Application of magnetic humic soil composite material based on multi-frequency driving technology for the selective removal of cesium ions from water

The rapid development of the nuclear power industry has led to the generation of a large amount of radioactive wastewater. Among radioactive pollutants, cesium-137 (137Cs) is the main pollutant with a half-life of 30.2 years. The humus soil of aged garbage has a loose and porous structure and a large specific surface area, which provided an ideal carrier environment for the loading and dispersion of PB NPs, enhancing the stability and surface activity of nanoparticles, and improving their adsorption performance.

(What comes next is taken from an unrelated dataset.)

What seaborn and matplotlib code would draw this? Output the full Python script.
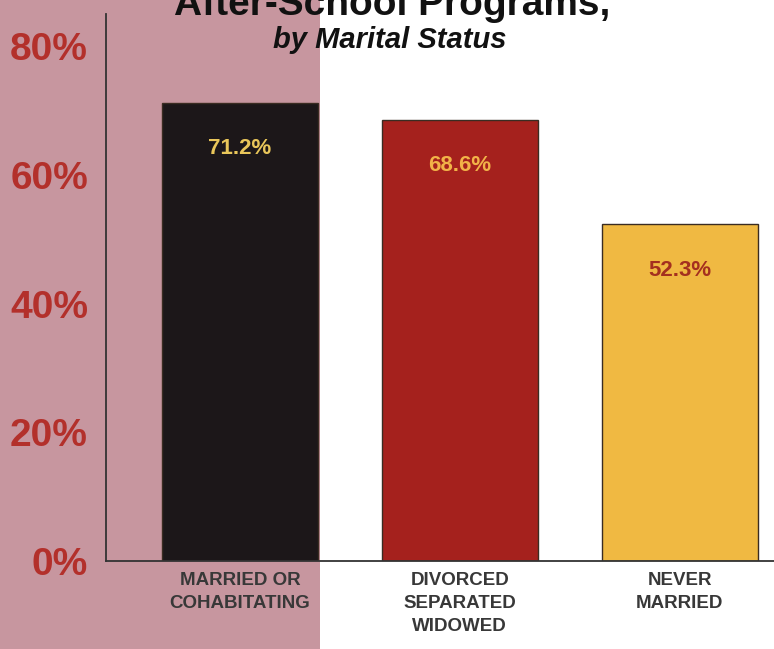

Therefore, this study developed three magnetic composite adsorbents (PB1/Fe3O4/AARH, PB2/Fe3O4/AARH and PB3/Fe3O4/AARH) based on multi frequency driving technology to compare the adsorption and separation performance of magnetic aged waste biochar with different PB growth frequencies for cesium under different conditions. Key parameters such as temperature, time, pH value, and dissolved organic matter were optimized using response surface methodology to determine the optimal treatment conditions for the three adsorbents in Cs containing wastewater. The results showed that compared with the surface state of aged garbage biochar grown only once with PB, the iron content in PB3/Fe3O4/AARH increased by 37.92 %, and the specific surface area increased by 40.656 m2/g. At an initial concentration of 60 mg/L, under the adsorption conditions of pH 7, time 12 h, and temperature 328 K, the maximum adsorption capacity of PB3/Fe3O4/AARH was 61.09 mg/g. In addition, the adsorption isotherms of Cs by PB3/Fe3O4/AARH followed the Freundlich model, and the adsorption kinetics followed the second-order kinetic model. The adsorption of Cs conformed to the intraparticle diffusion model, and the adsorption process was endothermic. The adsorption mechanism of Cs by PB3/Fe3O4/AARH mainly involved ion exchange and metal complexation. PB3/Fe3O4/AARH, as a novel adsorbent, releases cyanide concentrations significantly lower than the World Health Organization's standard of 0.07 mg/L. At the same time, it can recover radioactive Cs from water through magnetic separation technology, reducing secondary pollution and providing a potential adsorption method for Cs removal.